* Task to carry out *
Report back each line of the records that contains the string "chart".

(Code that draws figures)
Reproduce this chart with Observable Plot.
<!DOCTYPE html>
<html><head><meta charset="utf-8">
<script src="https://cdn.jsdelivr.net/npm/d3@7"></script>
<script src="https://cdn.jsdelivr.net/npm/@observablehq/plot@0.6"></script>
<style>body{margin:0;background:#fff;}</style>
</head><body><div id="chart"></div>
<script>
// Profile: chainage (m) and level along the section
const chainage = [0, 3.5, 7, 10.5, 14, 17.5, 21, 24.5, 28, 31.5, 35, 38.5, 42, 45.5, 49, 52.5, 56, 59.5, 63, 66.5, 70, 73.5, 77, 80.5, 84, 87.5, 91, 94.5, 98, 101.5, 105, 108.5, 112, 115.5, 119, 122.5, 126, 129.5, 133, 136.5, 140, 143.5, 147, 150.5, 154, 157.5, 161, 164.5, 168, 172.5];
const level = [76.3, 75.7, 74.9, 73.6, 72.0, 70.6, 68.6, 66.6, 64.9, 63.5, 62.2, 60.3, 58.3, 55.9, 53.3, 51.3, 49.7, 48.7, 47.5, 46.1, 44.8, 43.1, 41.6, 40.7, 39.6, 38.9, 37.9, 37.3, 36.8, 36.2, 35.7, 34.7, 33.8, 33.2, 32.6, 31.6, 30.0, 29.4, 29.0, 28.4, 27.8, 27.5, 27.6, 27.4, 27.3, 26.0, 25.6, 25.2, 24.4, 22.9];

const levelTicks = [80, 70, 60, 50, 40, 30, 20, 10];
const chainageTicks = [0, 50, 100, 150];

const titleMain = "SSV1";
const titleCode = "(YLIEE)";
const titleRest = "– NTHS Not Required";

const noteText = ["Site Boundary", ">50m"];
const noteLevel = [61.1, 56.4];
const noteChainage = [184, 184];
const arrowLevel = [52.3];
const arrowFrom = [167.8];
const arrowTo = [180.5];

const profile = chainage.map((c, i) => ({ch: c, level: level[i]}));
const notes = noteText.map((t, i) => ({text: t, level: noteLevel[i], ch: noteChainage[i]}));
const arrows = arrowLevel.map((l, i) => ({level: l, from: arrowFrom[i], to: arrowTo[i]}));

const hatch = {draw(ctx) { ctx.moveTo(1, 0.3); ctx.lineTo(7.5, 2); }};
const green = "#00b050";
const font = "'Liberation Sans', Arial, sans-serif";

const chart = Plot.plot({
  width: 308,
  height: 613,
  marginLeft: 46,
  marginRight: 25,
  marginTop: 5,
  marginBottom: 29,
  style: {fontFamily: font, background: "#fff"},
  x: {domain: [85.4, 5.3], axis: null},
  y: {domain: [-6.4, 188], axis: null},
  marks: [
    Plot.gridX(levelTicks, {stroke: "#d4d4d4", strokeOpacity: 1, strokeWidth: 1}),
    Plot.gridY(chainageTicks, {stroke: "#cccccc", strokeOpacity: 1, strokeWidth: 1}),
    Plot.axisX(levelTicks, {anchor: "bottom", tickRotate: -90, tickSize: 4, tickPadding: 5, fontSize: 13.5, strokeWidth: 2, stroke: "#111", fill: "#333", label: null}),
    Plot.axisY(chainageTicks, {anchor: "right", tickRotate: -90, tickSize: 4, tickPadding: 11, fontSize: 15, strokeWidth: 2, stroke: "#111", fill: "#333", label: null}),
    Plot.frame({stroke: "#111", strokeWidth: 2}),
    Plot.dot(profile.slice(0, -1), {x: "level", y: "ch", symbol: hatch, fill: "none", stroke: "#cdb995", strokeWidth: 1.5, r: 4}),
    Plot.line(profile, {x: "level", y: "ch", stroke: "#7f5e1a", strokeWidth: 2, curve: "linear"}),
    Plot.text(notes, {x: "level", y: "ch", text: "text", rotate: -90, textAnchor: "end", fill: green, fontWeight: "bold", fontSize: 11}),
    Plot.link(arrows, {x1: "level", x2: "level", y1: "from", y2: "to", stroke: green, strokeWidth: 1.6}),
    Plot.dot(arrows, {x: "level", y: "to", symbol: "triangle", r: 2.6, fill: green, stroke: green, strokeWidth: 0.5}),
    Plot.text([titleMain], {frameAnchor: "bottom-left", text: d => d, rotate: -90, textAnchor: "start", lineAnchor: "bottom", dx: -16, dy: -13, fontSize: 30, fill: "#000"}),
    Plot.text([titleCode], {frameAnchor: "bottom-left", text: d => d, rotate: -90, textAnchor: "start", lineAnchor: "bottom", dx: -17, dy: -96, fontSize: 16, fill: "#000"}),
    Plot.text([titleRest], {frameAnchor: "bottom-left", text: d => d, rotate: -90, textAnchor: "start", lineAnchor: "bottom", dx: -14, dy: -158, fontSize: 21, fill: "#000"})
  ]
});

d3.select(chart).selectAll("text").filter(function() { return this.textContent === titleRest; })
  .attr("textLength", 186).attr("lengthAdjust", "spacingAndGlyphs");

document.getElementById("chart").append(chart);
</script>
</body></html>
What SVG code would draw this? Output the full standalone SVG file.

* Result of the exercise *
Reproduce this chart with Observable Plot.
</head><body><div id="chart"></div>
const chart = Plot.plot({
d3.select(chart).selectAll("text").filter(function() { return this.textContent === titleRest; })
document.getElementById("chart").append(chart);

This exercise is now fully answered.